What this task involves:
Retype exactly what runs from the first line of the data to the line with "[13, 8]]), legend=None)", keeping both of those lines and skipping pictures.

Supplied information:

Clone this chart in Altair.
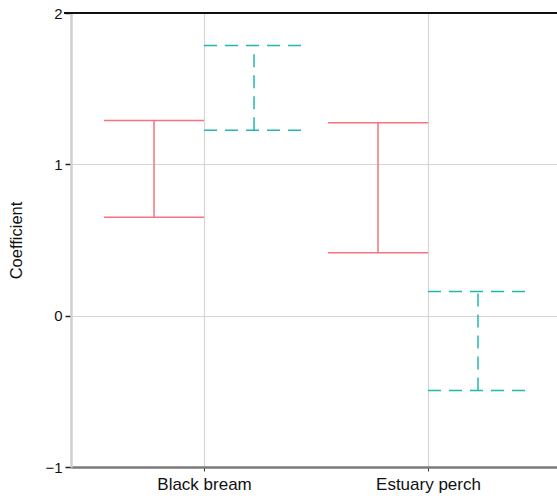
import altair as alt
import pandas as pd

species_list = ["Black bream", "Estuary perch"]
species = ["Black bream", "Black bream", "Estuary perch", "Estuary perch"]
group = ["solid", "dashed", "solid", "dashed"]
lower = [0.65, 1.225, 0.415, -0.495]
upper = [1.29, 1.785, 1.275, 0.16]

red = "#F5737F"
teal = "#22B8AE"

df = pd.DataFrame({"species": species, "group": group, "lo": lower, "hi": upper})

half = 0.2232
arr = "[" + ",".join("'" + s + "'" for s in species_list) + "]"

base = alt.Chart(df).transform_calculate(
    idx=f"indexof({arr}, datum.species)"
).transform_calculate(
    center=f"datum.idx + (datum.group == 'solid' ? -1 : 1) * {half}"
).transform_calculate(
    left=f"datum.center - {half}", right=f"datum.center + {half}"
)

xscale = alt.Scale(domain=[-0.594, 1.576], nice=False, zero=False)
yscale = alt.Scale(domain=[-1, 2], nice=False, zero=False)
color = alt.Color("group:N", scale=alt.Scale(domain=["solid", "dashed"], range=[red, teal]), legend=None)
dash = alt.StrokeDash("group:N", scale=alt.Scale(domain=["solid", "dashed"], range=[[1, 0], [13, 8]]), legend=None)

xaxis = alt.Axis(
    values=[0, 1], labelExpr=f"{arr}[datum.value]", title=None, labelAngle=0,
    grid=True, gridColor="#d6d6d6", gridWidth=1.2,
    domainColor="#7a7a7a", domainWidth=2.5, tickColor="#333333", tickSize=4,
    labelFontSize=17, labelColor="#111111", labelPadding=5, labelFont="Liberation Sans",
)
yaxis = alt.Axis(
    values=[-1, -0.5, 0, 0.5, 1, 1.5, 2], title="Coefficient", format="d",
    labelExpr="datum.value % 1 == 0 ? datum.label : ''",
    grid=True,
    gridColor={"condition": {"test": "datum.value % 1 != 0", "value": "#f6f4ef"}, "value": "#d6d6d6"},
    gridWidth=1.2,
    tickOpacity={"condition": {"test": "datum.value % 1 != 0", "value": 0}, "value": 1},
    domainColor="#cfcfcf", domainWidth=2.5, tickColor="#222222", tickSize=6, tickWidth=1.5,
    labelFontSize=15, labelColor="#111111", labelPadding=3, labelFont="Liberation Sans",
    titleFontSize=16.5, titleFontWeight="normal", titleColor="#111111", titleFont="Liberation Sans",
    titlePadding=20,
)

vert = base.mark_rule(strokeWidth=1.5).encode(
    x=alt.X("center:Q", scale=xscale, axis=xaxis),
    y=alt.Y("lo:Q", scale=yscale, axis=yaxis),
    y2="hi:Q",
    color=color, strokeDash=dash,
)
top = base.mark_rule(strokeWidth=1.5).encode(
    x=alt.X("left:Q", scale=xscale), x2="right:Q",
    y=alt.Y("hi:Q", scale=yscale), color=color, strokeDash=dash,
)
bottom = base.mark_rule(strokeWidth=1.5).encode(
    x=alt.X("left:Q", scale=xscale), x2="right:Q",
    y=alt.Y("lo:Q", scale=yscale), color=color, strokeDash=dash,
)
topline = alt.Chart(df).mark_rule(color="#111111", strokeWidth=1.5).encode(
    x=alt.value(-7), x2=alt.value(486), y=alt.datum(2, scale=yscale)
)

chart = alt.layer(vert, top, bottom, topline).properties(
    width=486, height=454,
    autosize=alt.AutoSizeParams(type="none"),
    padding={"left": 71, "top": 13, "right": 0, "bottom": 29},
    background="white",
).configure_view(stroke=None)

chart.save("out.html", embed_options={"renderer": "svg", "actions": False})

Response to this task:
Clone this chart in Altair.
import altair as alt
import pandas as pd

species_list = ["Black bream", "Estuary perch"]
species = ["Black bream", "Black bream", "Estuary perch", "Estuary perch"]
group = ["solid", "dashed", "solid", "dashed"]
lower = [0.65, 1.225, 0.415, -0.495]
upper = [1.29, 1.785, 1.275, 0.16]

red = "#F5737F"
teal = "#22B8AE"

df = pd.DataFrame({"species": species, "group": group, "lo": lower, "hi": upper})

half = 0.2232
arr = "[" + ",".join("'" + s + "'" for s in species_list) + "]"

base = alt.Chart(df).transform_calculate(
    idx=f"indexof({arr}, datum.species)"
).transform_calculate(
    center=f"datum.idx + (datum.group == 'solid' ? -1 : 1) * {half}"
).transform_calculate(
    left=f"datum.center - {half}", right=f"datum.center + {half}"
)

xscale = alt.Scale(domain=[-0.594, 1.576], nice=False, zero=False)
yscale = alt.Scale(domain=[-1, 2], nice=False, zero=False)
color = alt.Color("group:N", scale=alt.Scale(domain=["solid", "dashed"], range=[red, teal]), legend=None)
dash = alt.StrokeDash("group:N", scale=alt.Scale(domain=["solid", "dashed"], range=[[1, 0], [13, 8]]), legend=None)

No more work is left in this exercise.